Eric Mears, a teacher in a public high school in the South Bronx, complains that his high school seniors were required to read a pro-charter essay in a Houghton Mifflin textbook.

My Public School Students Read Pro-Charter Propaganda

The essay, by Malcolm Gladwell, celebrated the work ethic in East Asian schools and at KIPP, while putting down the students’ neighborhood and school.

Mears wonders why Gladwell chooses East Asian schools as models for success instead of the schools of Finland.

He objects to the blatant pro-charter propaganda in the textbook.

He writes:

“I am a South Bronx public school teacher who is expected to teach my students that they must enroll in charter schools and leave “desultory” public schools, such as ours, if they wish to succeed.

“I, along with scores of other New York high school teachers, teach from a Houghton Mifflin Harcourt (HMH) Collections textbook whose introductory text is a pro-charter chapter from Malcolm Gladwell’s Outliers. In it, Gladwell advances the stereotype that low-income U.S. students will only succeed if they study as hyper-industrious Japanese and South Korean students do. The text is unsuitable to teach because of its omissions and its failure to answer key counterarguments; even ones that it explicitly raises.”

The story is called “Marita’s Bargain.”
Her bargain is that she gives up her life in exchange for study.

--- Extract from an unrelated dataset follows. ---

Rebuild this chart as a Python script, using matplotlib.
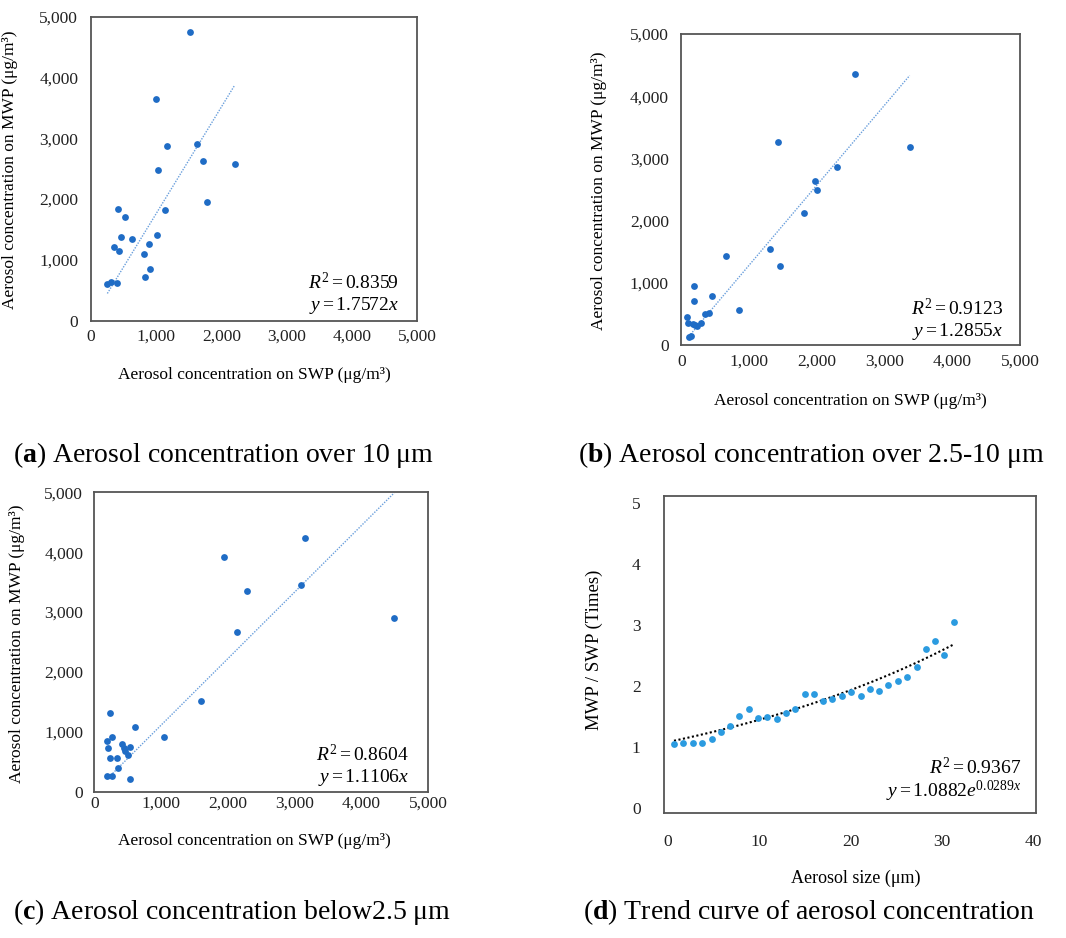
import matplotlib
matplotlib.use('Agg')
import matplotlib.pyplot as plt
from matplotlib.ticker import FuncFormatter
import numpy as np

plt.rcParams['font.family'] = ['Liberation Serif', 'DejaVu Serif']
plt.rcParams['mathtext.fontset'] = 'custom'
plt.rcParams['mathtext.rm'] = 'Liberation Serif'
plt.rcParams['mathtext.it'] = 'Liberation Serif:italic'
plt.rcParams['mathtext.bf'] = 'Liberation Serif:bold'

# (a) over 10 um
a_swp = [1520, 1000, 1173, 1633, 1714, 2204, 1026, 1786, 1133, 418, 531, 469,
         633, 1010, 898, 357, 429, 811, 908, 837, 255, 316, 398]
a_mwp = [4742, 3646, 2873, 2900, 2621, 2582, 2473, 1952, 1820, 1837, 1711, 1376,
         1349, 1404, 1266, 1206, 1146, 1096, 850, 724, 598, 641, 625]
a_slope, a_r2 = 1.7572, 0.8359

# (b) 2.5-10 um
b_swp = [2559, 1427, 3371, 2293, 1978, 2003, 1811, 1309, 655, 1452, 182, 458,
         192, 856, 404, 344, 84, 290, 94, 167, 226, 200, 138, 113]
b_mwp = [4352, 3260, 3180, 2869, 2645, 2489, 2125, 1547, 1435, 1279, 953, 798,
         717, 573, 519, 498, 460, 364, 353, 343, 316, 330, 150, 139]
b_slope, b_r2 = 1.2855, 0.9123

# (c) below 2.5 um
c_swp = [3151, 1950, 3090, 2281, 4492, 2136, 1603, 241, 603, 1050, 261, 186,
         412, 211, 538, 447, 457, 508, 231, 337, 362, 186, 266, 533]
c_mwp = [4232, 3925, 3458, 3357, 2901, 2661, 1514, 1308, 1075, 919, 913, 852,
         796, 729, 746, 724, 685, 607, 557, 557, 401, 262, 262, 206]
c_slope, c_r2 = 1.1106, 0.8604

# (d) ratio vs size
d_size = [0.66, 1.69, 2.72, 3.75, 4.78, 5.81, 6.81, 7.80, 8.83, 9.86, 10.89,
          11.89, 12.95, 13.95, 14.98, 15.97, 17.0, 17.99, 19.02, 20.05, 21.09,
          22.12, 23.15, 24.14, 25.17, 26.2, 27.23, 28.22, 29.25, 30.28, 31.28]
d_ratio = [1.05, 1.07, 1.08, 1.07, 1.14, 1.25, 1.35, 1.51, 1.63, 1.48, 1.49,
           1.46, 1.56, 1.63, 1.87, 1.87, 1.76, 1.79, 1.84, 1.90, 1.85,
           1.95, 1.92, 2.02, 2.08, 2.15, 2.31, 2.62, 2.74, 2.51, 3.05]
d_a, d_b, d_r2 = 1.0882, 0.0289, 0.9367

W, H = 1066, 938
fig = plt.figure(figsize=(W / 100, H / 100), dpi=100)


def box(x0, y0, x1, y1):
    return [x0 / W, 1 - y1 / H, (x1 - x0) / W, (y1 - y0) / H]


def fx(px, py):
    return px / W, 1 - py / H


dot_col = '#1f6cc5'
line_col = '#6a9fdc'
spine_col = '#555555'
comma = FuncFormatter(lambda v, p: f'{v:,.0f}')


def conc_panel(rect, swp, mwp, slope, r2, xpad, ypad, xl, yl, ann):
    ax = fig.add_axes(rect)
    ax.scatter(swp, mwp, s=24, color=dot_col, zorder=3, linewidths=0)
    xs = np.array([min(swp), max(swp)])
    ax.plot(xs, slope * xs, color=line_col, linestyle=(0, (1, 1)), lw=1.0)
    ax.set_xlim(0, 5000)
    ax.set_ylim(0, 5000)
    ax.set_xticks(range(0, 5001, 1000))
    ax.set_yticks(range(0, 5001, 1000))
    ax.xaxis.set_major_formatter(comma)
    ax.yaxis.set_major_formatter(comma)
    ax.tick_params(axis='x', length=0, pad=xpad, labelsize=12.5, colors='#222222')
    ax.tick_params(axis='y', length=0, pad=ypad, labelsize=12.5, colors='#222222')
    for s in ax.spines.values():
        s.set_color(spine_col)
        s.set_linewidth(1.3)
    ax.set_xlabel('Aerosol concentration on SWP (μg/m³)', fontsize=12.5)
    ax.set_ylabel('Aerosol concentration on MWP (μg/m³)', fontsize=12.5)
    ax.xaxis.set_label_coords(*fx(*xl), transform=fig.transFigure)
    ax.yaxis.set_label_coords(*fx(*yl), transform=fig.transFigure)
    fig.text(*fx(ann[0], ann[1]), r'$R^2 = %.4f$' % r2, ha='right', va='center', fontsize=14)
    fig.text(*fx(ann[0], ann[2]), r'$y = %.4fx$' % slope, ha='right', va='center', fontsize=14)
    return ax


conc_panel(box(90.7, 16.7, 417.3, 320.7), a_swp, a_mwp, a_slope, a_r2,
           6, 9, (254, 367), (18, 170), (399, 283, 306))
conc_panel(box(681.3, 34, 1020, 345.3), b_swp, b_mwp, b_slope, b_r2,
           6, 9, (850, 393), (607, 191), (1003, 308, 331))
conc_panel(box(94.3, 492.3, 428, 791.7), c_swp, c_mwp, c_slope, c_r2,
           3, 8, (254, 833), (25, 644), (409, 754, 777))

# (d)
ax = fig.add_axes(box(664.3, 496, 1036, 813.3))
ax.scatter(d_size, d_ratio, s=24, color='#2b9be0', zorder=3, linewidths=0)
xs = np.linspace(min(d_size), max(d_size), 100)
ax.plot(xs, d_a * np.exp(d_b * xs), color='black', linestyle=(0, (1, 1.2)), lw=1.5)
ax.set_xlim(-0.4, 40.3)
ax.set_ylim(-0.08, 5.12)
ax.set_xticks(range(0, 41, 10))
ax.set_yticks(range(0, 6))
ax.tick_params(axis='x', length=0, pad=15, labelsize=12.5, colors='#222222')
ax.tick_params(axis='y', length=0, pad=17, labelsize=12.5, colors='#222222')
for s in ax.spines.values():
    s.set_color(spine_col)
    s.set_linewidth(1.3)
ax.set_xlabel('Aerosol size (μm)', fontsize=13)
ax.set_ylabel('MWP / SWP (Times)', fontsize=13.5)
ax.xaxis.set_label_coords(*fx(856, 870), transform=fig.transFigure)
ax.yaxis.set_label_coords(*fx(603, 650), transform=fig.transFigure)
fig.text(*fx(1021.7, 767), r'$R^2 = %.4f$' % d_r2, ha='right', va='center', fontsize=14)
fig.text(*fx(1021.7, 791), r'$y = %.4fe^{%.4fx}$' % (d_a, d_b), ha='right', va='center', fontsize=14)

# captions
cap = 20
fig.text(*fx(13, 455), r'($\mathbf{a}$) Aerosol concentration over 10 μm', fontsize=cap, va='center')
fig.text(*fx(578, 455), r'($\mathbf{b}$) Aerosol concentration over 2.5-10 μm', fontsize=cap, va='center')
fig.text(*fx(13, 912), r'($\mathbf{c}$) Aerosol concentration below2.5 μm', fontsize=cap, va='center')
fig.text(*fx(583, 912), r'($\mathbf{d}$) Trend curve of aerosol concentration', fontsize=cap, va='center')

fig.savefig('out.png', dpi=100)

“Gladwell…lauds a typical KIPP student, Marita, for completing so much schoolwork, including six extended days at KIPP and homework requirements, that she has little time to eat, sleep, or talk to her mother – let alone her friends. Thus is “Marita’s bargain.” She made the exceptional and costly choice of sacrificing her social life in favor of working like a “medical resident.””

The ideal of American childhood and schooling used to be “a well-rounded education.” That ideal made is the most successful nation in the world. Why sacrifice the health and well-being of a generation of children in pursuit of higher test scores? The tests themselves predict nothing about the future of a nation and they have so many inherent flaws that they should be used with care, not as a life goal.